En route pour l'Europe, par Livrovore
Fabrizio Gatti est un reporter de l’hebdomadaire italien « L’Espresso ». Pour lui, une simple enquête ou interview ne suffit pas, il faut vivre de l’intérieur son sujet. Il a choisit de mener des investigations hors normes, en immersion totale. Il n’hésite pas à se créer de fausses identités pour se mêler à ceux qu’il veut comprendre et faire découvrir au monde. Après s’être fait ouvrier agricole « au noir » dans les Pouilles, Roumain sans papiers dans un centre de rétention, ou encore habitant d’un bidonville à la sortie de Milan… Cette fois Gatti s’est mêlé pendant quatre ans aux immigrants africains qui traversent clandestinement l’Afrique et le désert pour atteindre l’Europe. Avec eux, de Dakar à l’île italienne de Lampedusa, il a vécu les horreurs qu’ils subissent. Entre vols, violences, maladies, déshydratations et découragements, il a essayé de comprendre ce qui pousse ces personnes à partir. Pourquoi ces gens, souvent jeunes et qui pour la plupart ont une famille et la laissent derrière eux, choisissent la souffrance et le risque, la route criblée de dangers pour arriver à la mythique Europe ? Qu’est-ce qui les pousse à préférer risquer la mort que de rester dans leur pays ? Il nous livre son vécu et les témoignages de ses compagnons de voyage qui tentent l’impossible, ou parfois doivent y renoncer en route.
« Pour que mon récit soit au plus près de leurs vérités, de leurs souffrances, de leurs espoirs, j'adopte leur quotidien. Je suis journaliste, mais un homme aussi. Je ne crains pas l'émotion, et même je la revendique, à moi de la tenir à distance. »

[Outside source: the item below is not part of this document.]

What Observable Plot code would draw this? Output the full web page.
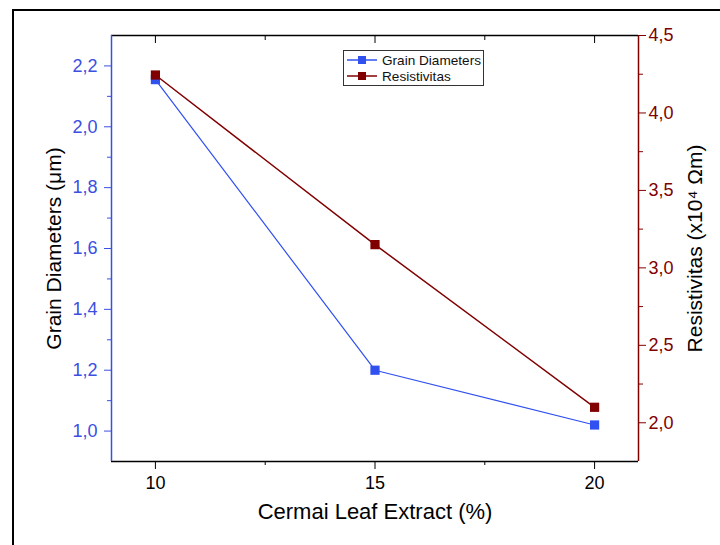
<!DOCTYPE html>
<html>
<head>
<meta charset="utf-8">
<script src="https://cdn.jsdelivr.net/npm/d3@7"></script>
<script src="https://cdn.jsdelivr.net/npm/@observablehq/plot@0.6"></script>
<style>
  html, body { margin: 0; padding: 0; background: #fff; overflow: hidden; width: 720px; height: 545px; }
  #wrap { position: relative; width: 720px; height: 545px; font-family: "Liberation Sans", Arial, sans-serif; }
  #frame { position: absolute; left: 12px; top: 9px; width: 740px; height: 560px; border: 2px solid #000; box-sizing: border-box; }
  #chart { position: absolute; left: 0; top: 0; }
  #legend { position: absolute; left: 343px; top: 50px; width: 141px; height: 36px; border: 1px solid #333; background: #fff; box-sizing: border-box; font-size: 13.6px; }
  .row { position: absolute; left: 2px; height: 16px; display: flex; align-items: center; }
  .row span { margin-left: 4px; color: #111; }
</style>
</head>
<body>
<div id="wrap">
  <div id="frame"></div>
  <div id="chart"></div>
  <div id="legend"></div>
</div>
<script>
// Data
const extract = [10, 15, 20];
const grainDiameters = [2.155, 1.2, 1.02];
const resistivitas = [4.245, 3.15, 2.10];

// Tick labels / axes
const xTicks = [10, 15, 20];
const xMinor = [12.5, 17.5];
const leftTicks = [1.0, 1.2, 1.4, 1.6, 1.8, 2.0, 2.2];
const leftMinor = [1.1, 1.3, 1.5, 1.7, 1.9, 2.1];
const rightTicks = [2.0, 2.5, 3.0, 3.5, 4.0, 4.5];
const rightMinor = [2.25, 2.75, 3.25, 3.75, 4.25];

const xDomain = [9, 21];
const leftDomain = [0.9, 2.3];
const rightDomain = [1.75, 4.5];

const BLUE = "#3050f0";
const BLUE_AX = "#3b4fe0";
const RED = "#800000";

const toLeft = r => leftDomain[0] + (r - rightDomain[0]) * (leftDomain[1] - leftDomain[0]) / (rightDomain[1] - rightDomain[0]);
const fromLeft = v => rightDomain[0] + (v - leftDomain[0]) * (rightDomain[1] - rightDomain[0]) / (leftDomain[1] - leftDomain[0]);
const comma = d => d3.format(".1f")(d).replace(".", ",");

const grain = extract.map((x, i) => ({x, y: grainDiameters[i]}));
const resist = extract.map((x, i) => ({x, y: toLeft(resistivitas[i]), r: resistivitas[i]}));

const plot = Plot.plot({
  width: 720,
  height: 545,
  marginLeft: 111,
  marginRight: 82,
  marginTop: 35,
  marginBottom: 84,
  style: { fontFamily: "'Liberation Sans', Arial, sans-serif", fontSize: "18px", background: "transparent", color: "#000" },
  x: { domain: xDomain },
  y: { domain: leftDomain },
  marks: [
    // bottom axis
    Plot.axisX({ anchor: "bottom", ticks: xTicks, tickSize: 8, tickPadding: 7, tickFormat: d => String(d), label: null, fontSize: 18, stroke: "#000", fill: "#000" }),
    Plot.axisX({ anchor: "bottom", ticks: xMinor, tickSize: 4, tickFormat: () => "", label: null, stroke: "#000" }),
    // top ticks (inward)
    Plot.axisX({ anchor: "top", ticks: xTicks, tickSize: -7, tickFormat: () => "", label: null, stroke: "#000" }),
    Plot.axisX({ anchor: "top", ticks: xMinor, tickSize: -4, tickFormat: () => "", label: null, stroke: "#000" }),
    // left axis
    Plot.axisY({ anchor: "left", ticks: leftTicks, tickSize: 7, tickPadding: 7, tickFormat: comma, label: null, stroke: BLUE_AX, fill: BLUE_AX, fontSize: 18 }),
    Plot.axisY({ anchor: "left", ticks: leftMinor, tickSize: 4, tickFormat: () => "", label: null, stroke: BLUE_AX }),
    // right axis
    Plot.axisY({ anchor: "right", ticks: rightTicks.map(toLeft), tickSize: 7, tickPadding: 3, tickFormat: d => comma(Math.round(fromLeft(d) * 10) / 10), label: null, stroke: RED, fill: RED, fontSize: 18 }),
    Plot.axisY({ anchor: "right", ticks: rightMinor.map(toLeft), tickSize: 4, tickFormat: () => "", label: null, stroke: RED }),
    // box lines
    Plot.ruleY([leftDomain[1]], { stroke: "#000", strokeWidth: 1.5 }),
    Plot.ruleY([leftDomain[0]], { stroke: "#000", strokeWidth: 1.5 }),
    Plot.ruleX([xDomain[0]], { stroke: BLUE_AX, strokeWidth: 1.5 }),
    Plot.ruleX([xDomain[1]], { stroke: RED, strokeWidth: 1.5 }),
    // series
    Plot.line(grain, { x: "x", y: "y", stroke: BLUE, strokeWidth: 1.2 }),
    Plot.line(resist, { x: "x", y: "y", stroke: RED, strokeWidth: 1.5 }),
    Plot.dot(grain, { x: "x", y: "y", symbol: "square", r: 5.2, fill: BLUE, stroke: "none" }),
    Plot.dot(resist, { x: "x", y: "y", symbol: "square", r: 5.2, fill: RED, stroke: "none" }),
    // axis titles
    Plot.text(["Grain Diameters (μm)"], { frameAnchor: "left", textAnchor: "middle", dx: -57, rotate: -90, fontSize: 21, fill: "#000" }),
    Plot.text(["Resistivitas (x10⁴ Ωm)"], { frameAnchor: "right", textAnchor: "middle", dx: 57, rotate: -90, fontSize: 21, fill: "#000" }),
    Plot.text(["Cermai Leaf Extract (%)"], { frameAnchor: "bottom", textAnchor: "middle", dy: 57, fontSize: 22, fill: "#000" })
  ]
});
document.getElementById("chart").appendChild(plot);

// Legend
const legendItems = [
  { label: "Grain Diameters", color: BLUE },
  { label: "Resistivitas", color: RED }
];
const legend = document.getElementById("legend");
legendItems.forEach((it, i) => {
  const row = document.createElement("div");
  row.className = "row";
  row.style.top = (1 + i * 16) + "px";
  row.innerHTML = `<svg width="32" height="16"><line x1="1" x2="31" y1="8" y2="8" stroke="${it.color}" stroke-width="1.5"/><rect x="12" y="4" width="8" height="8" fill="${it.color}"/></svg><span>${it.label}</span>`;
  legend.appendChild(row);
});
</script>
</body>
</html>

Fabrizio Gatti a choisi de partir du Sénégal afin de croiser en chemin une bonne partie des routes qui mènent à l'Europe via le Maroc, l'Algérie, la Tunisie ou la Libye. Je n’aurais jamais imaginé que le voyage des clandestins était si terrible avant de lire ce livre. Non seulement ils doivent faire face aux maladies, au manque d’eau et de nourriture, mais ils sont aussi écrasés à dix fois plus de passagers qu’on l’imaginerait dans des camions au bord de la panne (la moindre panne au milieu du désert et c’est la mort assurée). Mais à ces souffrances-là s’ajoutent les militaires à chaque frontière qui les battent jusqu’à obtenir tout leur argent, jusqu’à ce qu’ils n’aient plus rien. Il y a derrière tout cela une sorte de trafic international d’humains.

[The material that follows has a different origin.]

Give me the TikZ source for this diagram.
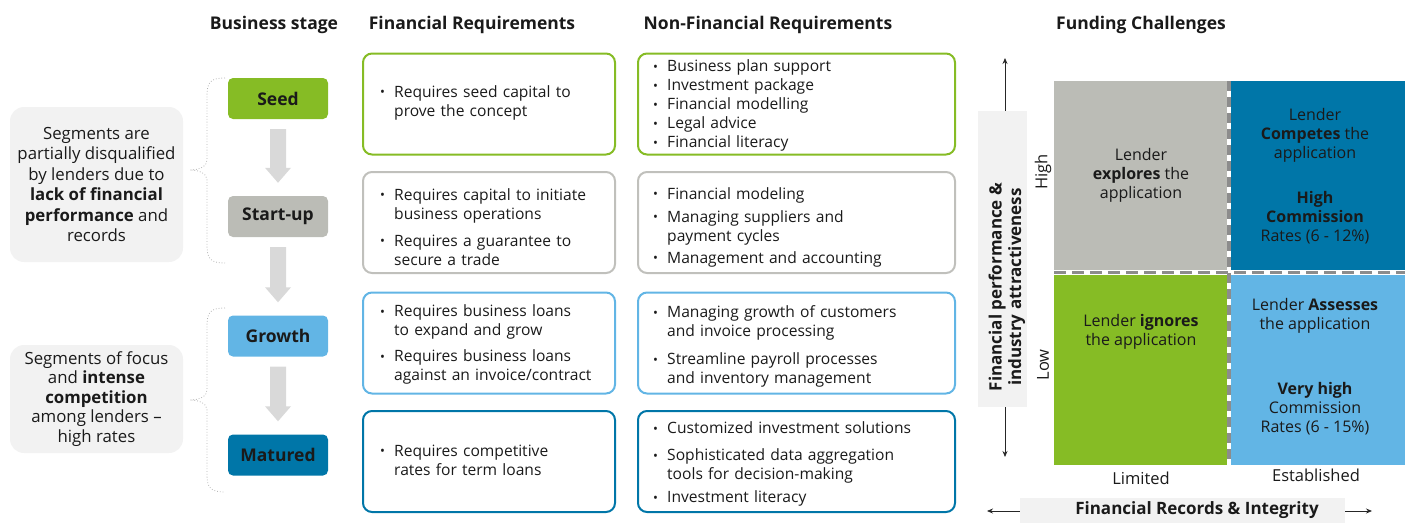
\documentclass[tikz,border=0pt]{standalone}
\usepackage{fontspec}
\setmainfont{Open Sans}
\usetikzlibrary{arrows.meta,calc}
\definecolor{cgreen}{HTML}{86BC25}
\definecolor{cgray}{HTML}{BBBCB6}
\definecolor{clblue}{HTML}{62B5E5}
\definecolor{cdblue}{HTML}{0076A8}
\definecolor{cpanel}{HTML}{F2F2F2}
\definecolor{carrow}{HTML}{D9D9D9}
\definecolor{cbordergray}{HTML}{C0C0BC}
\definecolor{cdash}{HTML}{8C8C8C}
\definecolor{ctext}{HTML}{1A1A1A}
\newcommand\bi{\par\noindent\llap{\makebox[14pt][l]{\raisebox{0.5pt}{\fontsize{13}{13}\selectfont •}}}}
\newcommand\gp[1]{\par\vspace{#1pt}}
\newcommand\blockarrow[2]{\fill[carrow] ($(#1.south)+(-8,10)$) -- ($(#1.south)+(8,10)$) -- ($(#2.north)+(8,-28)$) -- ($(#2.north)+(13,-28)$) -- ($(#2.north)+(0,-13)$) -- ($(#2.north)+(-13,-28)$) -- ($(#2.north)+(-8,-28)$) -- cycle;}
\begin{document}
\begin{tikzpicture}[x=1pt,y=-1pt,
  every node/.style={text=ctext},
  hdr/.style={font=\fontsize{17.5}{20}\selectfont\bfseries},
  stagebox/.style={rectangle,rounded corners=5pt,minimum width=100pt,minimum height=41pt,font=\fontsize{17.5}{20}\selectfont\bfseries,inner sep=0pt},
  panel/.style={rectangle,rounded corners=14pt,fill=cpanel,minimum width=173pt,align=center,inner sep=0pt,font=\fontsize{16.8}{20.5}\selectfont},
  brace/.style={draw=black!30,dotted,line width=0.8pt},
  rbox/.style={rectangle,rounded corners=9pt,line width=2pt,minimum height=101pt,inner sep=0pt},
  fbox/.style={rbox,minimum width=252pt},
  nbox/.style={rbox,minimum width=317pt},
  txt/.style={anchor=west,inner sep=0pt,align=left,font=\fontsize{15.6}{19}\selectfont},
  quad/.style={rectangle,inner sep=0pt,minimum width=174pt},
  qtxt/.style={align=center,inner sep=0pt,font=\fontsize{16}{19}\selectfont},
  axlab/.style={inner sep=0pt,font=\fontsize{16.5}{19}\selectfont},
  axarrow/.style={-{Stealth[length=6pt,width=5pt]},line width=0.8pt,draw=black!85}
]
\useasboundingbox (0,0) rectangle (1405,522);

% headers
\node[hdr] (h1) at (274,25) {Business stage};
\node[hdr] (h2) at (472,25) {Financial Requirements};
\node[hdr] (h3) at (768,25) {Non-Financial Requirements};
\node[hdr] (h4) at (1141,25) {Funding Challenges};

% stages
\node[stagebox,fill=cgreen] (seed) at (278,98.5) {Seed};
\node[stagebox,fill=cgray] (startup) at (278,216.5) {Start-up};
\node[stagebox,fill=clblue] (growth) at (278,336) {Growth};
\node[stagebox,fill=cdblue] (matured) at (278,455) {Matured};
\blockarrow{seed}{startup}
\blockarrow{startup}{growth}
\blockarrow{growth}{matured}

% left panels
\node[panel,minimum height=155pt] (p1) at (96.5,184.5) {Segments are\\partially disqualified\\by lenders due to\\\textbf{lack of financial}\\\textbf{performance} and\\records};
\node[panel,minimum height=108pt,font=\fontsize{16.8}{19.5}\selectfont] (p2) at (96.5,399) {Segments of focus\\and \textbf{intense}\\\textbf{competition}\\among lenders --\\high rates};

% braces
\coordinate (b1) at (190,170);
\coordinate (b2) at (190,400);
\draw[brace] (225,78) .. controls (211,78) and (207,82) .. (207,95) -- (207,160) .. controls (207,166) and (200,170) .. (b1) .. controls (200,170) and (207,174) .. (207,180) -- (207,246) .. controls (207,259) and (211,263) .. (225,263);
\draw[brace] (225,308) .. controls (211,308) and (207,312) .. (207,325) -- (207,390) .. controls (207,396) and (200,400) .. (b2) .. controls (200,400) and (207,404) .. (207,410) -- (207,475) .. controls (207,488) and (211,492) .. (225,492);

% requirement boxes
\node[fbox,draw=cgreen] (fr1) at (489,104) {};
\node[fbox,draw=cbordergray] (fr2) at (489,222.5) {};
\node[fbox,draw=clblue] (fr3) at (489,343) {};
\node[fbox,draw=cdblue] (fr4) at (489,461.5) {};
\node[nbox,draw=cgreen] (nf1) at (796.5,104) {};
\node[nbox,draw=cbordergray] (nf2) at (796.5,222.5) {};
\node[nbox,draw=clblue] (nf3) at (796.5,343) {};
\node[nbox,draw=cdblue] (nf4) at (796.5,461.5) {};

\node[txt,text width=232pt] (fr1t) at ($(fr1.west)+(18,-5)$) {\leftskip=14pt\bi Requires seed capital to\\prove the concept\par};
\node[txt,text width=232pt] (fr2t) at ($(fr2.west)+(18,1)$) {\leftskip=14pt\bi Requires capital to initiate\\business operations\gp{8}\bi Requires a guarantee to\\secure a trade\par};
\node[txt,text width=232pt] (fr3t) at ($(fr3.west)+(18,-2)$) {\leftskip=14pt\bi Requires business loans\\to expand and grow\gp{7}\bi Requires business loans\\against an invoice/contract\par};
\node[txt,text width=232pt] (fr4t) at ($(fr4.west)+(18,-5)$) {\leftskip=14pt\bi Requires competitive\\rates for term loans\par};

\node[txt,text width=295pt] (nf1t) at ($(nf1.west)+(17,-2)$) {\leftskip=13pt\bi Business plan support\bi Investment package\bi Financial modelling\bi Legal advice\bi Financial literacy\par};
\node[txt,text width=295pt] (nf2t) at ($(nf2.west)+(17,1)$) {\leftskip=13pt\bi Financial modeling\gp{4}\bi Managing suppliers and\\payment cycles\gp{3}\bi Management and accounting\par};
\node[txt,text width=295pt] (nf3t) at ($(nf3.west)+(17,0)$) {\leftskip=13pt\bi Managing growth of customers\\and invoice processing\gp{9}\bi Streamline payroll processes\\and inventory management\par};
\node[txt,text width=295pt] (nf4t) at ($(nf4.west)+(17,-1)$) {\leftskip=13pt\bi Customized investment solutions\gp{8}\bi Sophisticated data aggregation\\tools for decision-making\gp{4}\bi Investment literacy\par};

% quadrants
\node[quad,fill=cgray,minimum width=173pt,minimum height=189pt,anchor=north west] (q1) at (1054,81) {};
\node[quad,fill=cdblue,minimum height=189pt,anchor=north west] (q2) at (1231,81) {};
\node[quad,fill=cgreen,minimum width=173pt,minimum height=190pt,anchor=north west] (q3) at (1054,275) {};
\node[quad,fill=clblue,minimum height=190pt,anchor=north west] (q4) at (1231,275) {};
\coordinate (vtop) at (1229,81);
\coordinate (vbot) at (1229,465);
\coordinate (hl) at (1054,272.5);
\coordinate (hr) at (1405,272.5);
\draw[white,line width=4pt] (vtop) -- (vbot);
\draw[white,line width=5pt] (hl) -- (hr);
\draw[cdash,line width=4pt,dash pattern=on 10pt off 6pt] (vtop) -- (vbot);
\draw[cdash,line width=3.5pt,dash pattern=on 12pt off 6pt] (hl) -- (hr);

\node[qtxt] (q1t) at (1141,175) {Lender\\\textbf{explores} the\\application};
\node[qtxt] (q2t) at (1315,135) {Lender\\\textbf{Competes} the\\application};
\node[qtxt] (q2r) at (1315,218) {\textbf{High}\\\textbf{Commission}\\Rates (6 - 12\%)};
\node[qtxt] (q3t) at (1141,331.5) {Lender \textbf{ignores}\\the application};
\node[qtxt] (q4t) at (1315,315.5) {Lender \textbf{Assesses}\\the application};
\node[qtxt] (q4r) at (1315,409) {\textbf{Very high}\\Commission\\Rates (6 - 15\%)};

% y axis
\node[rectangle,fill=cpanel,minimum width=49pt,minimum height=296pt,inner sep=0pt] (yax) at (1002.5,259) {};
\node[rotate=90,align=center,inner sep=0pt,font=\fontsize{17}{19.5}\selectfont\bfseries] (yaxt) at (1007,287) {Financial performance \&\\industry attractiveness};
\coordinate (ytop) at (1005,58);
\coordinate (ybot) at (1005,457);
\draw[axarrow] (yax.north -| ytop) -- (ytop);
\draw[axarrow] (yax.south -| ybot) -- (ybot);
\node[axlab,rotate=90] (high) at (1043,172) {High};
\node[axlab,rotate=90] (low) at (1043,365) {Low};

% x axis
\node[rectangle,fill=cpanel,minimum width=325pt,minimum height=25pt,inner sep=0pt] (xax) at (1182.5,510) {};
\node[inner sep=0pt,font=\fontsize{17}{19}\selectfont\bfseries] (xaxt) at (1197,510) {Financial Records \& Integrity};
\coordinate (xl) at (987,511);
\coordinate (xr) at (1372,511);
\draw[axarrow] (xax.west |- xl) -- (xl);
\draw[axarrow] (xax.east |- xr) -- (xr);
\node[axlab] (lim) at (1141,478) {Limited};
\node[axlab] (est) at (1316,475) {Established};
\end{tikzpicture}
\end{document}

Le journaliste à été jusqu’au centre de rétention de Lampedusa, se faisant passer là-bas pour Bilal, un clandestin irakien. Le récit est à la fois passionnant et effrayant, et nous fait réaliser ce que peuvent engendrer les politiques mises en place à la fois en Europe, et dans les pays africains. On découvre ce qui est habituellement caché aux médias. J’ai beaucoup aimé cette lecture qui fait froid dans le dos, et qui m’a permis de réfléchir à une situation que je n’imaginais pas aussi grave, dont je ne connaissais pas toutes les données.

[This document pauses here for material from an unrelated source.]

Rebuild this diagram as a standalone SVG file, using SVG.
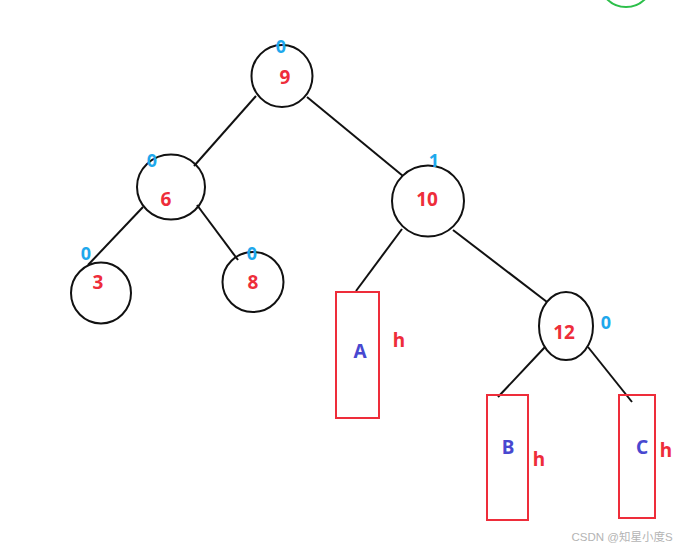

Je viens de terminer ce récit et suis encore sous le choc.Les clandestins sont un bétail rançonné par les passeurs couverts par les états dits civilisés. Ceci s'apparente à un génocide, c'est de l'assassinat. Ces humains sont des marchandises que l'on abandonne dans les sables du désert lorsqu'on ne peut plus leur soutirer de l'argent. L'humanité est lamentable. Et hélas, c'est sans espoir. F.Gatti est un type formidable.